-- BEGIN --

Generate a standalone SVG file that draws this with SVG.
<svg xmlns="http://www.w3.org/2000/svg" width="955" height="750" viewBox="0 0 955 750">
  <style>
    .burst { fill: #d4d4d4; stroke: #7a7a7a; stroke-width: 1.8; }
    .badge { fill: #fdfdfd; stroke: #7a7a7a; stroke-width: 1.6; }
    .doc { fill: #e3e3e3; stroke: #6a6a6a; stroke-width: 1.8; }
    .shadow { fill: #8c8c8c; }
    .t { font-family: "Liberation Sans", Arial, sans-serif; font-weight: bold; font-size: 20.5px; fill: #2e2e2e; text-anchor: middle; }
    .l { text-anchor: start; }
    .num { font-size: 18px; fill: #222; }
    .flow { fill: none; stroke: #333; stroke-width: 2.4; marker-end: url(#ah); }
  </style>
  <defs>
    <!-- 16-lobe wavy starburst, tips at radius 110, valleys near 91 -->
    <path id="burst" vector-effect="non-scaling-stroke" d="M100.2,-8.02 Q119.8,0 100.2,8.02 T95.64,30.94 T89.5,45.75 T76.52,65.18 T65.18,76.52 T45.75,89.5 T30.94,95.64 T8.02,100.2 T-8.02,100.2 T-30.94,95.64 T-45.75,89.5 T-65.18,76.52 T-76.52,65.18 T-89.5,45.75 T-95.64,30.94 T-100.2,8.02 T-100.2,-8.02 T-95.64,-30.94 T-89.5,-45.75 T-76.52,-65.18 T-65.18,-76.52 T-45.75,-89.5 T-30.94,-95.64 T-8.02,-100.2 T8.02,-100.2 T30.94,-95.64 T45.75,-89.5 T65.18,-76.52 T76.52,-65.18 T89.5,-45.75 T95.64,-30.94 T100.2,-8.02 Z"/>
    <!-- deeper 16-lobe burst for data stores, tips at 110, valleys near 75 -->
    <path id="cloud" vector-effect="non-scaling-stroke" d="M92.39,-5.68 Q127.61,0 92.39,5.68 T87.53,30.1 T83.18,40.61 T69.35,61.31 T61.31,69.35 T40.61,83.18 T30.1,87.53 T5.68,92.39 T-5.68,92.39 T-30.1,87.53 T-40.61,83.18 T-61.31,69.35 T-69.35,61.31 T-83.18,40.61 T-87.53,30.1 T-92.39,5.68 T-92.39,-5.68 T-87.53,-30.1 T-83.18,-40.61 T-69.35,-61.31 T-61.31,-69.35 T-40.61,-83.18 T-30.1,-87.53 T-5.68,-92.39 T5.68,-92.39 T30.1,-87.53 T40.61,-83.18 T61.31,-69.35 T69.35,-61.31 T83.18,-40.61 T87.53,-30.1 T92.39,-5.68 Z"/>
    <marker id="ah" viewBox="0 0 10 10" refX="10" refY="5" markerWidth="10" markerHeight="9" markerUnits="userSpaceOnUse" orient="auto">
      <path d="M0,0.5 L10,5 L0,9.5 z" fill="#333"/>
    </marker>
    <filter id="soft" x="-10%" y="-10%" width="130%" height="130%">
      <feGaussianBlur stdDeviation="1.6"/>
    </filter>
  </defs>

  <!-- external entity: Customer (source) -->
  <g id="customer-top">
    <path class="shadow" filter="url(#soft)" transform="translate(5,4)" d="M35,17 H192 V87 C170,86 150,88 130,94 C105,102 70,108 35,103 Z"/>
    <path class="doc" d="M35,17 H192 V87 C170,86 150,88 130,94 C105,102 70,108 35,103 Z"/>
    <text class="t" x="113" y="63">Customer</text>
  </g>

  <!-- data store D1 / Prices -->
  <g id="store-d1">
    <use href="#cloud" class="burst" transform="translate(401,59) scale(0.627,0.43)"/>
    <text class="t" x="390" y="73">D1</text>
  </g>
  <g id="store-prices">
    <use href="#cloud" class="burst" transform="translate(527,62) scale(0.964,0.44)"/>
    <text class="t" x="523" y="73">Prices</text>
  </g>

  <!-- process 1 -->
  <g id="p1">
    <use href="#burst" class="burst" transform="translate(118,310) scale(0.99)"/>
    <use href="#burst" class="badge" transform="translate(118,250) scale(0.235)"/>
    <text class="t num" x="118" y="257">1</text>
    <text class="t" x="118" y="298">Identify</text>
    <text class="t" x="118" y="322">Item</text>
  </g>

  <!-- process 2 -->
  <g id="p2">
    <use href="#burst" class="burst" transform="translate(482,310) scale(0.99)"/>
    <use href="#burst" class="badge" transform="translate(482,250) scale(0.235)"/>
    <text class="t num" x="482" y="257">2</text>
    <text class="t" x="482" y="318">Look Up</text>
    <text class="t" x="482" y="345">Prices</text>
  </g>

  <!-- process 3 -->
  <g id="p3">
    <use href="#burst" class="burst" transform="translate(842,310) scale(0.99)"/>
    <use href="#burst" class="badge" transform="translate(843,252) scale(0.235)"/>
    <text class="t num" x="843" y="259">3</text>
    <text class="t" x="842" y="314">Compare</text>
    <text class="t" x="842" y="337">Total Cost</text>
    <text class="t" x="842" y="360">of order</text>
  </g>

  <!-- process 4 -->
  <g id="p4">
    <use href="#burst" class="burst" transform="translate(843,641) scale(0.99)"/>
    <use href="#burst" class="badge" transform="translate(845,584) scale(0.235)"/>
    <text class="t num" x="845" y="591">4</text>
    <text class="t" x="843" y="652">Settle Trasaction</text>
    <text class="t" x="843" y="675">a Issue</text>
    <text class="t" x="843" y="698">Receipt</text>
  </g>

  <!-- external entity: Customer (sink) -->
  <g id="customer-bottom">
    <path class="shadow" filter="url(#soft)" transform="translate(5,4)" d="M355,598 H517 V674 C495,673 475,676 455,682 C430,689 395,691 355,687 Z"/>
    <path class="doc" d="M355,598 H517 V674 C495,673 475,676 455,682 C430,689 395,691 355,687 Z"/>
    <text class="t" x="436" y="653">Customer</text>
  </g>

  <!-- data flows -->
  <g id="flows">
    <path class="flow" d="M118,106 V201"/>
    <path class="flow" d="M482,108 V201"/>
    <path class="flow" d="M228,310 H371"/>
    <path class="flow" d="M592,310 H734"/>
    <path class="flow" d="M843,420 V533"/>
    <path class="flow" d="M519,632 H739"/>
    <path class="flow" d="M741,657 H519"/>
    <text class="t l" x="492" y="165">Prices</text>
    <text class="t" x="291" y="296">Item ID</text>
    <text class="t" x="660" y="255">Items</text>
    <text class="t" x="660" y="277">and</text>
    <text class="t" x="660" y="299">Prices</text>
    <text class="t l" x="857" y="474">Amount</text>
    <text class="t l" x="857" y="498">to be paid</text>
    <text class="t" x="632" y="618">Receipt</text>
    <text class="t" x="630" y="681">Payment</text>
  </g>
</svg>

-- END --
-- BEGIN --

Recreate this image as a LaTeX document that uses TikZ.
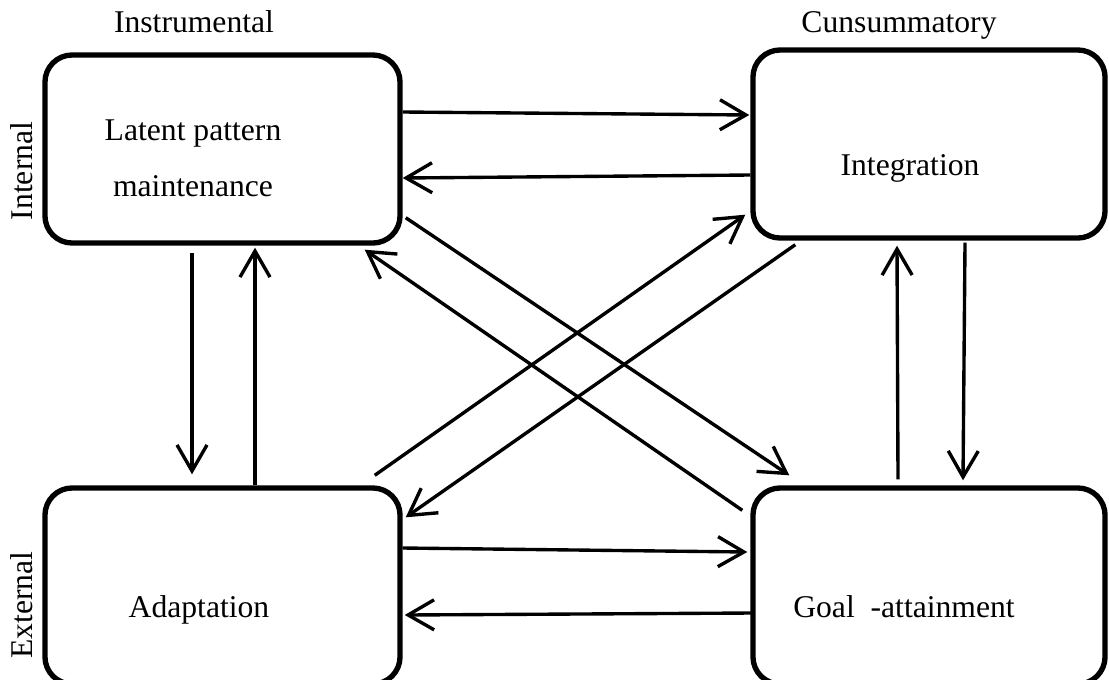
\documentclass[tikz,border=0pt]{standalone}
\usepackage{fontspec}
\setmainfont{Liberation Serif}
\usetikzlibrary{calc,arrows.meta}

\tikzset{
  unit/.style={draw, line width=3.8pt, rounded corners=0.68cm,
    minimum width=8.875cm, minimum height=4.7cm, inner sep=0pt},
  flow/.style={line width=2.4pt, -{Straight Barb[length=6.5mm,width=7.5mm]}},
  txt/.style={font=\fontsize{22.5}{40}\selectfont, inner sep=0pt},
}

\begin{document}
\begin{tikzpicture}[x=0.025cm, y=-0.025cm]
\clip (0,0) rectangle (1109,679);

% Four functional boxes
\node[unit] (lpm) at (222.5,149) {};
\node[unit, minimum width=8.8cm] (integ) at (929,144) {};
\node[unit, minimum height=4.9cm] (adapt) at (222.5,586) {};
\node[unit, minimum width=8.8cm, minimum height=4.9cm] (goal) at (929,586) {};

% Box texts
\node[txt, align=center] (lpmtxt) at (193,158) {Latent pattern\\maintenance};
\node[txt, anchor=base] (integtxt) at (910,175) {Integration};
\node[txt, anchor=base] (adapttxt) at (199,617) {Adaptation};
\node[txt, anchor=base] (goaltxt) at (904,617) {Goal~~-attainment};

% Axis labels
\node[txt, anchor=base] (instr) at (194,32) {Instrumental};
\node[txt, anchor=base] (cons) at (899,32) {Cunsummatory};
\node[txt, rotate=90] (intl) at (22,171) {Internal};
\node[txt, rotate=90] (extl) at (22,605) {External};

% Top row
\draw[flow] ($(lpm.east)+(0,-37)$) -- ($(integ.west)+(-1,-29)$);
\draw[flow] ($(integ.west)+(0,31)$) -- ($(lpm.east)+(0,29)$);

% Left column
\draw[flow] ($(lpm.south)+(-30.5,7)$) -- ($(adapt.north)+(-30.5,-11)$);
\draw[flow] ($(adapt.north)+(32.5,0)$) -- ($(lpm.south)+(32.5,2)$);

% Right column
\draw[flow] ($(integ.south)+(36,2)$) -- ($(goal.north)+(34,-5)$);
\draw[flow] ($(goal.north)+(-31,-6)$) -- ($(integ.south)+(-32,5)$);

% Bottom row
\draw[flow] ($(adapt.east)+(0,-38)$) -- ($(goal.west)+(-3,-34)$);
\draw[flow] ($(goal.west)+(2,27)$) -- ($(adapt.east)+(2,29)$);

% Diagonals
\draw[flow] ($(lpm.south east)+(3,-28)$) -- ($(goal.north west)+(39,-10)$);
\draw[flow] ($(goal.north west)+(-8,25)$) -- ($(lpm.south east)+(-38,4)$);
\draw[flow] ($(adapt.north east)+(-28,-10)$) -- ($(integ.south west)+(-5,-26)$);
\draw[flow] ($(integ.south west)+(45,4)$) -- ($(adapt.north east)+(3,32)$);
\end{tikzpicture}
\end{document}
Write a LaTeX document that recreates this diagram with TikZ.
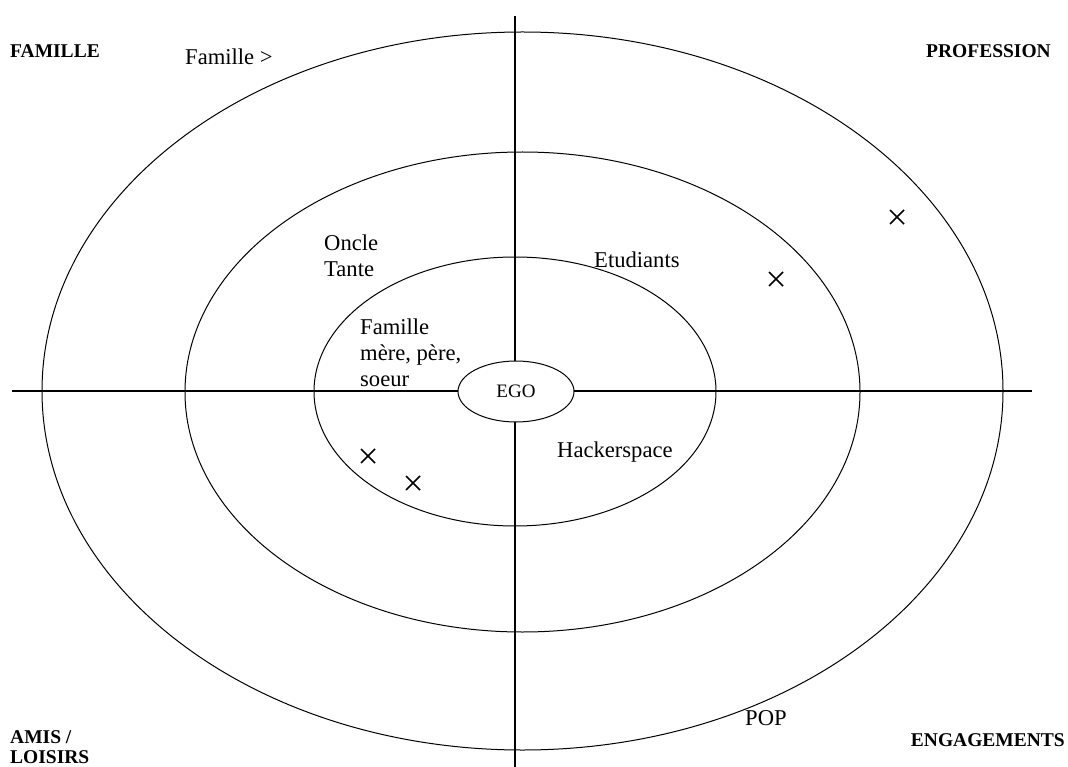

-- END --
-- BEGIN --

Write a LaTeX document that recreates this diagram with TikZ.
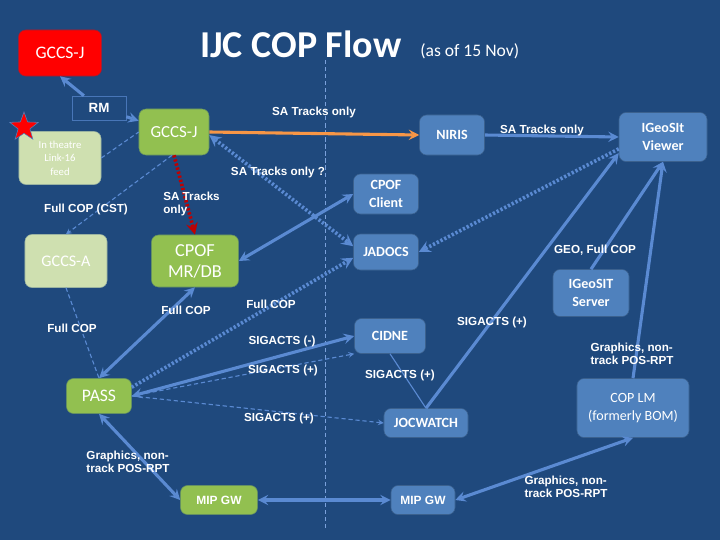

-- END --

Stated problem —
Pictures are not part of the copy. Reproduce the lines from the one containing "Recreate this image" through the one containing "(0,0) rectangle (1109,679);", exactly and nothing more.

Finished exercise —
Recreate this image as a LaTeX document that uses TikZ.
\documentclass[tikz,border=0pt]{standalone}
\usepackage{fontspec}
\setmainfont{Liberation Serif}
\usetikzlibrary{calc,arrows.meta}

\tikzset{
  unit/.style={draw, line width=3.8pt, rounded corners=0.68cm,
    minimum width=8.875cm, minimum height=4.7cm, inner sep=0pt},
  flow/.style={line width=2.4pt, -{Straight Barb[length=6.5mm,width=7.5mm]}},
  txt/.style={font=\fontsize{22.5}{40}\selectfont, inner sep=0pt},
}

\begin{document}
\begin{tikzpicture}[x=0.025cm, y=-0.025cm]
\clip (0,0) rectangle (1109,679);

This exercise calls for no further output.